2 Ekim 2025, Roma – Pro-Palestinian göstericiler Roma’daki Kolezyum yakınlarında Başbakan Meloni’nin fotoğrafı altında “soykırıma ortak” yazan bir pankart taşıyor.
Meloni hakkındaki “soykırıma ortaklık” iddiası, İtalya’daki kamuoyunda zaten yükselmiş olan tepkileri daha da alevlendirdi. Son haftalarda ülke genelinde Gazze’deki sivil kayıplara duyulan öfkeyle yüz binlerce kişi sokaklara döküldü ve hükümetin tutumunu protesto etti
22 Eylül’de sendikalar ve sivil toplum kuruluşlarının çağrısıyla düzenlenen bir günlük genel grev, İtalya tarihinin en kitlesel siyasi gösterilerinden biri oldu; farklı şehirlerde toplam 2 milyonu aşkın kişi Gazze’ye destek için yürüdü
Gösterilerde Meloni hükümetini hedef alan sloganlar atılırken, eylemcilerin “Meloni – soykırıma ortak” yazılı pankart ve dövizler taşıdığı görüldü
Başbakan Meloni ise protestolarda kendisine yöneltilen “eline kan bulaştı” ve “soykırımın suç ortağı” gibi suçlamaları sert bir dille reddetti. Muhalif kesimleri kasıtlı provokasyonla suçlayan Meloni, bu ifadelerin “propaganda uğruna anlamlarının yitirilmesinden” endişe duyduğunu belirterek yaşananlara “şaşkınlık içinde” olduğunu dile getirdi
Benzer şekilde, hakkında suç duyurusunda bulunulan Leonardo firmasının CEO’su Roberto Cingolani de iddiaları “çok ağır bir iftira” olarak nitelendirdi
Uluslararası Ceza Mahkemesi cephesinden ise konuya dair henüz bir açıklama gelmedi
Lahey merkezli mahkemenin, bireyler veya sivil organizasyonlar tarafından iletilen bu tür şikâyet dilekçelerini ön inceleme kapsamında “iletişim” olarak kayda alıp değerlendirdiği biliniyor. İtalya, Roma Statüsü’ne taraf bir ülke olduğu için prensipte UCM’nin İtalyan vatandaşları hakkında yargı yetkisi bulunuyor. Bununla birlikte, görevdeki bir Batı ülkesinin liderinin soykırıma ortaklık gibi ağır bir suçlama ile karşı karşıya kalması emsalsiz bir durum olduğundan (Meloni’nin ifadesiyle, “dünyada başka bir örneği yok”

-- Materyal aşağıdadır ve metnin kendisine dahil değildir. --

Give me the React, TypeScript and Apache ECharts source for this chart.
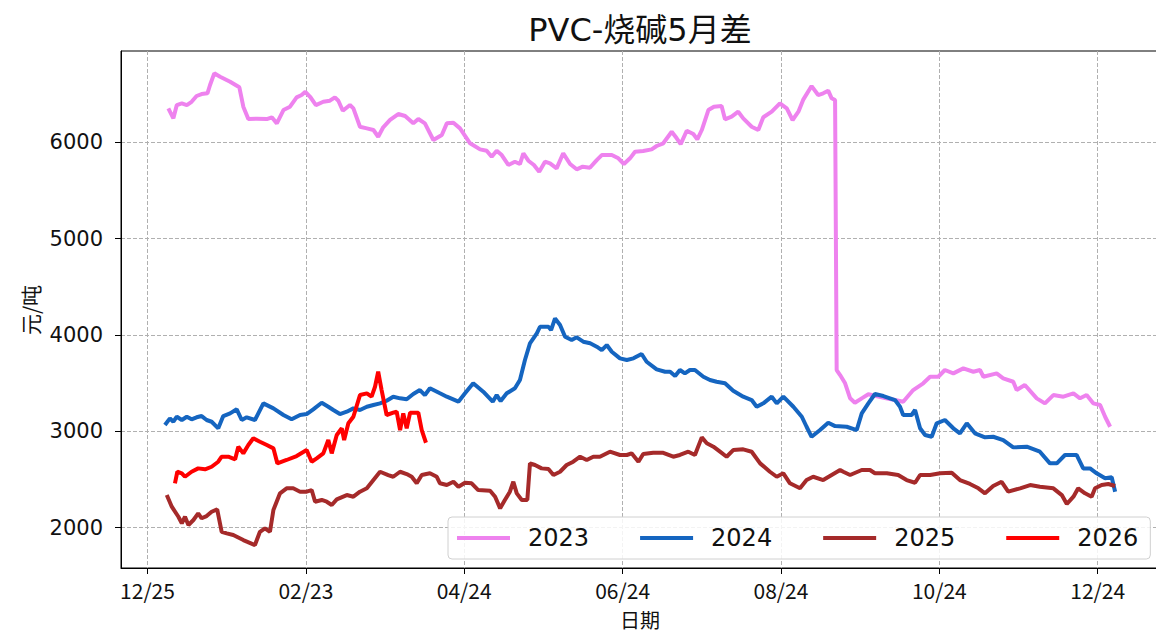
import React, { useEffect, useRef } from 'react';
import * as echarts from 'echarts';

const titleText = 'PVC-烧碱5月差';
const xName = '日期';
const yName = '元/吨';
const tickLabels = ['12/25', '02/23', '04/24', '06/24', '08/24', '10/24', '12/24'];
const xTickValues = [0, 60, 120, 180, 240, 300, 360];
const yTickValues = [2000, 3000, 4000, 5000, 6000];
const seriesNames = ['2023', '2024', '2025', '2026'];
const seriesColors = ['#ee82ee', '#1565c0', '#a52a2a', '#ff0000'];

const s2023: [number, number][] = [
  [7.9, 6353], [9.8, 6249], [11.1, 6387], [13.0, 6405], [14.9, 6387], [16.7, 6421], [18.6, 6481], [20.5, 6501], [22.7, 6509], [23.7, 6595],
  [25.3, 6716], [27.5, 6681], [31.3, 6629], [34.8, 6571], [36.3, 6370], [38.2, 6242], [41.4, 6245], [45.2, 6242], [47.1, 6260], [49.0, 6197],
  [51.5, 6335], [54.0, 6370], [56.5, 6467], [58.4, 6491], [59.8, 6525], [61.6, 6473], [63.8, 6387], [66.6, 6421], [69.1, 6432], [71.0, 6467],
  [72.3, 6432], [74.0, 6328], [76.7, 6387], [78.0, 6353], [80.5, 6162], [83.1, 6145], [85.6, 6128], [87.4, 6058], [89.3, 6156], [91.9, 6232],
  [95.0, 6294], [97.6, 6273], [100.7, 6197], [102.6, 6242], [105.1, 6197], [108.3, 6024], [111.5, 6076], [113.4, 6197], [115.9, 6203], [118.4, 6145],
  [122.2, 5990], [126.0, 5927], [128.5, 5913], [130.4, 5851], [132.3, 5913], [134.2, 5868], [136.7, 5765], [139.2, 5799], [141.1, 5775], [142.4, 5886],
  [144.3, 5809], [146.4, 5765], [148.4, 5695], [150.6, 5799], [152.5, 5782], [155.0, 5730], [157.5, 5886], [160.1, 5775], [162.6, 5720], [164.9, 5747],
  [167.6, 5736], [170.2, 5816], [172.1, 5868], [175.9, 5868], [178.4, 5834], [180.5, 5775], [182.8, 5834], [184.7, 5903], [187.8, 5910], [191.0, 5927],
  [192.9, 5962], [195.4, 5990], [198.6, 6110], [200.5, 6042], [202.0, 5982], [204.3, 6120], [206.8, 6086], [208.3, 6031], [210.0, 6128], [212.5, 6335],
  [214.6, 6370], [217.5, 6377], [218.8, 6239], [221.3, 6266], [223.8, 6318], [225.7, 6249], [228.9, 6162], [231.4, 6128], [233.3, 6260], [236.5, 6318],
  [239.6, 6405], [242.2, 6353], [244.4, 6232], [246.6, 6318], [248.5, 6446], [251.6, 6584], [254.1, 6491], [256.0, 6509], [257.9, 6536], [259.2, 6457],
  [260.5, 6439], [261.1, 3637], [262.4, 3585], [264.3, 3499], [266.2, 3343], [268.0, 3297], [270.6, 3343], [273.1, 3385], [279.4, 3346], [283.2, 3325],
  [286.3, 3308], [290.1, 3429], [293.9, 3499], [296.5, 3567], [299.6, 3567], [302.1, 3637], [305.3, 3602], [309.1, 3654], [312.9, 3619], [315.4, 3637],
  [316.7, 3567], [321.7, 3602], [324.2, 3551], [328.0, 3515], [329.3, 3429], [332.4, 3481], [336.9, 3343], [340.0, 3291], [343.2, 3377], [347.0, 3360],
  [350.8, 3395], [353.3, 3343], [355.8, 3377], [358.3, 3291], [360.9, 3274], [362.8, 3152], [364.7, 3048],
];

const s2024: [number, number][] = [
  [6.6, 3066], [8.5, 3135], [9.8, 3100], [11.1, 3152], [13.0, 3118], [14.9, 3152], [16.7, 3125], [18.6, 3146], [20.5, 3159], [22.4, 3118],
  [24.3, 3100], [26.8, 3032], [28.7, 3159], [31.3, 3187], [33.8, 3229], [35.7, 3118], [37.6, 3146], [40.7, 3118], [43.9, 3291], [47.7, 3239],
  [51.5, 3170], [54.6, 3125], [57.8, 3170], [60.3, 3180], [62.8, 3229], [66.0, 3297], [68.5, 3256], [70.4, 3222], [72.9, 3180], [75.5, 3204],
  [78.0, 3239], [80.5, 3222], [83.1, 3256], [85.6, 3274], [88.1, 3291], [90.6, 3318], [93.1, 3360], [95.7, 3343], [98.2, 3333], [100.7, 3388],
  [103.2, 3429], [105.1, 3377], [107.0, 3447], [110.8, 3395], [113.4, 3360], [117.8, 3308], [120.3, 3395], [123.4, 3499], [127.2, 3412], [130.8, 3308],
  [132.3, 3377], [133.8, 3315], [136.1, 3395], [139.2, 3447], [141.1, 3533], [143.0, 3741], [144.9, 3914], [147.5, 4018], [148.7, 4086], [151.9, 4086],
  [152.9, 4052], [154.4, 4173], [156.3, 4104], [158.2, 3982], [160.7, 3948], [162.6, 3976], [165.1, 3931], [167.7, 3914], [170.2, 3879], [172.1, 3844],
  [174.0, 3896], [175.9, 3827], [179.0, 3758], [181.6, 3741], [184.1, 3758], [187.2, 3803], [189.1, 3723], [192.9, 3644], [196.1, 3619], [198.0, 3619],
  [199.9, 3575], [201.7, 3637], [203.6, 3602], [205.5, 3637], [207.4, 3637], [210.6, 3567], [213.1, 3533], [215.6, 3515], [218.8, 3499], [221.9, 3422],
  [225.7, 3360], [228.9, 3325], [230.8, 3256], [233.3, 3291], [236.5, 3360], [238.4, 3291], [240.9, 3360], [244.7, 3256], [247.9, 3152], [249.7, 3048],
  [251.6, 2944], [254.8, 3014], [257.9, 3090], [260.5, 3055], [264.9, 3048], [268.7, 3014], [270.6, 3187], [273.1, 3291], [275.6, 3388], [278.8, 3367],
  [283.2, 3325], [285.1, 3256], [286.3, 3170], [289.5, 3170], [290.8, 3222], [292.7, 3032], [294.6, 2962], [297.1, 2944], [299.0, 3084], [302.1, 3118],
  [305.3, 3032], [307.8, 2980], [310.4, 3084], [313.5, 2980], [317.3, 2938], [320.4, 2944], [324.2, 2910], [328.0, 2834], [333.1, 2841], [338.1, 2789],
  [341.9, 2668], [344.5, 2668], [347.6, 2755], [352.0, 2755], [354.5, 2616], [357.1, 2616], [359.6, 2565], [362.8, 2513], [365.3, 2523], [366.6, 2374],
];

const s2025: [number, number][] = [
  [7.3, 2339], [9.2, 2218], [11.7, 2114], [13.0, 2046], [14.2, 2114], [15.5, 2028], [17.4, 2080], [19.2, 2149], [20.5, 2098], [22.4, 2121],
  [24.3, 2166], [26.4, 2191], [28.1, 1958], [30.0, 1942], [32.5, 1924], [36.3, 1872], [40.7, 1820], [42.6, 1958], [44.5, 1994], [46.4, 1958],
  [47.7, 2184], [50.2, 2357], [52.7, 2409], [55.2, 2409], [57.8, 2374], [60.3, 2374], [62.2, 2391], [63.5, 2270], [66.0, 2288], [67.9, 2270],
  [69.8, 2236], [71.7, 2295], [75.5, 2339], [78.0, 2322], [80.5, 2374], [83.1, 2409], [85.6, 2495], [88.1, 2581], [91.2, 2547], [93.1, 2529],
  [95.7, 2581], [98.2, 2557], [100.1, 2529], [102.0, 2461], [103.9, 2547], [107.0, 2565], [109.6, 2529], [110.8, 2461], [113.4, 2443], [115.9, 2477],
  [117.8, 2425], [120.3, 2467], [122.8, 2461], [125.3, 2391], [129.8, 2384], [131.7, 2322], [133.6, 2201], [135.4, 2288], [137.3, 2374], [138.6, 2477],
  [139.9, 2357], [141.8, 2288], [143.9, 2288], [144.9, 2668], [146.8, 2651], [149.3, 2616], [151.9, 2609], [153.8, 2547], [156.3, 2581], [158.8, 2651],
  [161.3, 2685], [163.9, 2737], [166.4, 2703], [168.9, 2737], [171.4, 2737], [175.2, 2789], [179.0, 2755], [181.6, 2755], [183.4, 2772], [186.0, 2685],
  [187.8, 2765], [191.6, 2778], [195.4, 2778], [199.2, 2737], [201.7, 2755], [204.9, 2789], [207.4, 2755], [210.0, 2938], [211.9, 2876], [214.4, 2841],
  [216.9, 2789], [219.4, 2737], [221.9, 2806], [225.7, 2814], [228.9, 2789], [232.1, 2668], [235.8, 2581], [238.4, 2529], [240.9, 2565], [243.4, 2461],
  [247.2, 2409], [249.7, 2495], [252.2, 2529], [256.0, 2495], [259.2, 2547], [262.4, 2599], [263.6, 2581], [266.2, 2547], [270.6, 2599], [273.7, 2599],
  [275.6, 2565], [280.1, 2565], [284.4, 2547], [287.6, 2495], [290.8, 2467], [292.7, 2547], [296.5, 2547], [300.3, 2565], [304.7, 2571], [307.8, 2495],
  [311.6, 2454], [314.8, 2409], [317.3, 2357], [320.4, 2433], [323.6, 2477], [326.1, 2374], [330.6, 2409], [334.4, 2443], [338.1, 2425], [343.2, 2409],
  [346.4, 2339], [348.3, 2246], [350.8, 2322], [352.6, 2409], [355.2, 2357], [357.7, 2322], [359.0, 2409], [361.5, 2443], [364.0, 2454], [366.6, 2433],
];

const s2026: [number, number][] = [
  [10.4, 2461], [11.3, 2581], [13.0, 2565], [14.2, 2529], [16.7, 2581], [19.2, 2616], [21.8, 2606], [24.3, 2633], [26.8, 2685], [28.1, 2737],
  [30.6, 2737], [33.2, 2710], [34.4, 2841], [36.3, 2772], [38.2, 2858], [40.1, 2928], [42.6, 2893], [45.2, 2858], [47.7, 2824], [49.2, 2668],
  [52.7, 2703], [56.5, 2744], [60.3, 2806], [62.2, 2685], [64.1, 2720], [66.6, 2772], [68.5, 2910], [69.8, 2772], [71.7, 2962], [73.6, 3032],
  [74.5, 2910], [76.1, 3084], [78.0, 3152], [80.5, 3377], [83.1, 3395], [84.9, 3360], [86.2, 3463], [87.4, 3619], [88.7, 3429], [90.6, 3170],
  [93.1, 3194], [94.4, 3204], [95.7, 3014], [96.9, 3187], [98.2, 3032], [99.5, 3194], [102.6, 3194], [103.9, 3014], [105.5, 2882],
];

const seriesData = [s2023, s2024, s2025, s2026];

const X_MIN = -10.04;
const X_MAX = 383.6;
const Y_MIN = 1582;
const Y_MAX = 6948;

export default function App() {
  const ref = useRef<HTMLDivElement>(null);
  useEffect(() => {
    if (!ref.current) return;
    const chart = echarts.init(ref.current, null, { renderer: 'svg' });
    const gridLine = { show: true, lineStyle: { type: [4, 2], color: '#b0b0b0', width: 1 } };
    chart.setOption({
      animation: false,
      backgroundColor: '#ffffff',
      grid: {
        left: 121, top: 51, right: -4, bottom: 67,
        show: true, borderColor: '#000', borderWidth: 1, backgroundColor: 'transparent',
        containLabel: false, outerBoundsMode: 'none',
      },
      xAxis: {
        type: 'value', min: X_MIN, max: X_MAX, minInterval: 60, maxInterval: 60,
        axisLine: { show: true, onZero: false, lineStyle: { color: '#000', width: 1 } },
        axisTick: { show: true, length: 6, lineStyle: { color: '#000' }, customValues: xTickValues },
        axisLabel: {
          margin: 11, fontFamily: 'Noto Sans CJK SC', fontSize: 21, color: '#111',
          customValues: xTickValues,
          formatter: (v: number) => {
            const i = Math.round(v / 60);
            return Math.abs(v - i * 60) < 1e-6 && i >= 0 && i < tickLabels.length ? tickLabels[i] : '';
          },
        },
        splitLine: gridLine,
      },
      yAxis: {
        type: 'value', min: Y_MIN, max: Y_MAX, minInterval: 1000, maxInterval: 1000,
        axisLine: { show: true, onZero: false, lineStyle: { color: '#000', width: 1 } },
        axisTick: { show: true, length: 6, lineStyle: { color: '#000' }, customValues: yTickValues },
        axisLabel: {
          margin: 18, fontFamily: 'DejaVu Sans', fontSize: 21, color: '#111',
          customValues: yTickValues,
          formatter: (v: number) => (Math.abs(v % 1000) < 1e-6 ? String(v) : ''),
        },
        splitLine: gridLine,
      },
      legend: {
        left: 448, top: 517, orient: 'horizontal', icon: 'rect',
        itemWidth: 53, itemHeight: 4, itemGap: 51,
        padding: [9, 12, 9, 9],
        backgroundColor: 'rgba(255,255,255,0.85)', borderColor: '#d0d0d0', borderWidth: 1, borderRadius: 4,
        textStyle: { fontFamily: 'DejaVu Sans', fontSize: 24, color: '#111', padding: [0, 0, 0, 13] },
        data: seriesNames,
      },
      graphic: [
        {
          type: 'text', x: 640, y: 30,
          style: { text: titleText, font: '32px "DejaVu Sans", "Noto Sans CJK SC"', fill: '#111', align: 'center', verticalAlign: 'middle', textAlign: 'center', textVerticalAlign: 'middle' },
        },
        {
          type: 'text', x: 640, y: 619,
          style: { text: xName, font: '20px "Noto Sans CJK SC"', fill: '#111', align: 'center', verticalAlign: 'middle', textAlign: 'center', textVerticalAlign: 'middle' },
        },
        {
          type: 'text', x: 30, y: 310, rotation: Math.PI / 2,
          style: { text: yName, font: '21px "Noto Sans CJK SC"', fill: '#111', align: 'center', verticalAlign: 'middle', textAlign: 'center', textVerticalAlign: 'middle' },
        },
      ],
      series: seriesNames.map((name, i) => ({
        name, type: 'line', data: seriesData[i], showSymbol: false, symbol: 'none',
        lineStyle: { color: seriesColors[i], width: 4 }, itemStyle: { color: seriesColors[i] },
        z: 2 + i,
      })),
    });
    return () => chart.dispose();
  }, []);
  return <div ref={ref} style={{ position: 'fixed', left: 0, top: 0, width: 1156, height: 635, background: '#fff' }} />;
}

), başvurunun akıbeti belirsiz. Şikâyeti sunan hukukçular grubu, UCM Başsavcılığı’nın durumu titizlikle inceleyerek Meloni ve diğer İtalyan yetkililer hakkında soykırım suçlamasıyla resmi bir soruşturma açmasını talep ediyor. Mahkemenin önümüzdeki günlerde bu sıra dışı başvuruya nasıl yanıt vereceği uluslararası kamuoyu tarafından yakından takip edilecek.